Was uns zu unserem Glück im Grünen fehlt, ist die Pedanterie. Die Gartenarbeit haben wir an den Punkt einfach eingestellt, an dem sich unsere Harken, Spaten und Rechen zu einem unlösbaren Geräte-Knäul im Schuppen verkeilt hatten. Um zur Seepromenade zu gelangen mussten wir durch eine hüfthohe Graslandschaften stapfen, während unsere Nachbarn auf ihrem bis auf den letzten Halm perfekt manikürten Rasen mit Murmeln spielen konnten.

In unserer Brandenburgischen Savanne ist letztes Jahr auch irgendwo der Mähroboter verschwunden. Wir sind ihm nicht böse, wahrscheinlich hat er, so wie wir, aus Verzweiflung den Dienst quittiert. Nun haben wir den Plan gefasst, entweder eine Schafherde auf unserem Grundstück weiden zu lassen oder aber die Wiese zum Wildblumengebiet zu erklären und damit einen Beitrag gegen das Bienensterben zu leisten. Um den Nachbarschaftsfrieden zu erhalten werden es wohl eher die Bienen als die Schafe, denn eine blökende Horde vor dem Schlafzimmerfenster ist nicht jedermanns Sache.

Dabei hat eine Schafherde nicht nur Kaukraft, sondern liefert nebenbei Fleisch, Milch und Käse auch Wolle.
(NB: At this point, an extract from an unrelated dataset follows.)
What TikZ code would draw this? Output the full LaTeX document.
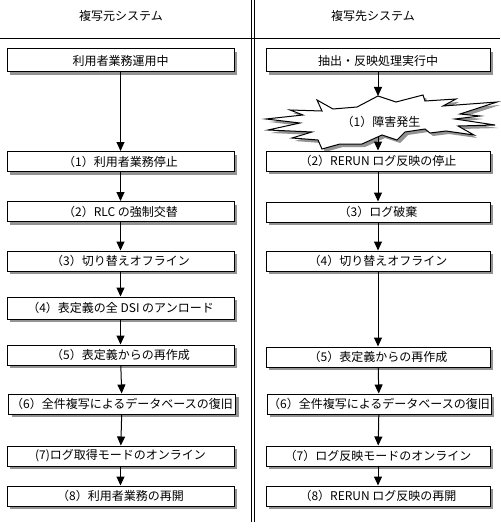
\documentclass[tikz,border=0pt]{standalone}
\usepackage{fontspec}
\setmainfont{Noto Sans CJK JP}
\usetikzlibrary{arrows.meta, shadows}

\tikzset{
  stepbox/.style={draw, fill=white, line width=1pt, inner sep=0pt,
    minimum height=20pt, font=\fontsize{12}{14}\selectfont,
    drop shadow={shadow xshift=3pt, shadow yshift=-3pt, fill=gray!85, opacity=1}},
  srcbox/.style={stepbox, minimum width=227pt},
  dstbox/.style={stepbox, minimum width=224pt},
  flow/.style={-{Triangle[width=8pt, length=9pt]}, line width=1pt},
  head/.style={font=\fontsize{12}{14}\selectfont}
}

\begin{document}
\begin{tikzpicture}[x=1pt, y=-1pt]
  \useasboundingbox (0,0) rectangle (500,532);

  % frame
  \draw[line width=1pt] (0,39) -- (500,39);
  \draw[line width=1pt] (251,0) -- (251,522);
  \draw[line width=1pt] (254,0) -- (254,522);
  \node[head] (src head) at (121,16) {複写元システム};
  \node[head] (dst head) at (373,16) {複写先システム};

  % copy source
  \node[srcbox, minimum height=23pt] (s0) at (120.5,60.5) {利用者業務運用中};
  \node[srcbox] (s1) at (120.5,161.5) {（1）利用者業務停止};
  \node[srcbox] (s2) at (120.5,211.5) {（2）RLC の強制交替};
  \node[srcbox] (s3) at (120.5,261) {（3）切り替えオフライン};
  \node[srcbox, minimum height=22pt] (s4) at (120.5,308) {（4）表定義の全 DSI のアンロード};
  \node[srcbox] (s5) at (120.5,355) {（5）表定義からの再作成};
  \node[srcbox] (s6) at (122,404) {（6）全件複写によるデータベースの復旧};
  \node[srcbox] (s7) at (120.5,456) {(7)ログ取得モードのオンライン};
  \node[srcbox] (s8) at (120.5,496) {（8）利用者業務の再開};

  \foreach \a/\b in {s0/s1, s1/s2, s2/s3, s3/s4, s4/s5, s5/s6, s6/s7, s7/s8}
    \draw[flow] (\a) -- (\b);

  % copy destination
  \node[dstbox, minimum height=23pt] (d0) at (378,60.5) {抽出・反映処理実行中};

  % fault burst
  \fill[gray!85, shift={(3,3)}]
    (317,100) -- (333,109) -- (357,107) -- (378,96) -- (396,102) -- (423,95)
    -- (425,101) -- (456,99) -- (443,106) -- (497,102) -- (460,114) -- (480,116)
    -- (455,119) -- (495,125) -- (458,126) -- (474,135) -- (446,131) -- (430,133)
    -- (425,129) -- (405,132) -- (397,140) -- (382,135) -- (362,144) -- (340,144)
    -- (322,149) -- (318,140) -- (292,138) -- (312,132) -- (268,130) -- (300,123)
    -- (266,119) -- (303,115) -- (290,110) -- (322,111) -- cycle;
  \filldraw[fill=white, line width=1pt]
    (317,100) -- (333,109) -- (357,107) -- (378,96) -- (396,102) -- (423,95)
    -- (425,101) -- (456,99) -- (443,106) -- (497,102) -- (460,114) -- (480,116)
    -- (455,119) -- (495,125) -- (458,126) -- (474,135) -- (446,131) -- (430,133)
    -- (425,129) -- (405,132) -- (397,140) -- (382,135) -- (362,144) -- (340,144)
    -- (322,149) -- (318,140) -- (292,138) -- (312,132) -- (268,130) -- (300,123)
    -- (266,119) -- (303,115) -- (290,110) -- (322,111) -- cycle;
  \node[head] (fault) at (381,122) {（1）障害発生};
  \coordinate (fault top) at (378,96);
  \coordinate (fault bot) at (378,137);

  \node[dstbox] (d2) at (378,161) {（2）RERUN ログ反映の停止};
  \node[dstbox] (d3) at (378,212) {（3）ログ破棄};
  \node[dstbox] (d4) at (378,261) {（4）切り替えオフライン};
  \node[dstbox] (d5) at (378,357) {（5）表定義からの再作成};
  \node[dstbox] (d6) at (379,404) {（6）全件複写によるデータベースの復旧};
  \node[dstbox] (d7) at (378,456) {（7）ログ反映モードのオンライン};
  \node[dstbox] (d8) at (378,496) {（8）RERUN ログ反映の再開};

  \draw[flow] (d0) -- (fault top);
  \draw[flow] (fault bot) -- (d2);
  \foreach \a/\b in {d2/d3, d3/d4, d4/d5, d5/d6, d6/d7, d7/d8}
    \draw[flow] (\a) -- (\b);
\end{tikzpicture}
\end{document}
Die Felle könnte ich gut als Teppiche für das nach über zwölf Monaten Bauphase immer noch nicht fertiggestellte Badezimmer im ersten Stock gebrauchen. Ich war mal in einem zum Hotel umgebauten Landgut in den englischen Cotswolds zu Gast, in dem es genau so gemacht wurde: Damit der nackte Gast keine kalten Füße bekam, zierte jeder Schritt zur Dusche ein weißes, flauschiges Schaffell. Ich fand das irre luxuriös. Es erübrigt sich zu erwähnen, dass das Grundstück rund um das Hotel wie ein Meilenstein der Gartenkunst wirkte. „Breathtaking surroundings“ – atemberaubende Umgebung schreiben die Besitzer auf der Website über das Anwesen. Das können von unserem Garten nur Allergiker behaupten.

Dieser Text ist in der Zeitschrift „Wohnen“ erschienen. Unser Badezimmer ist inzwischen fertiggestellt.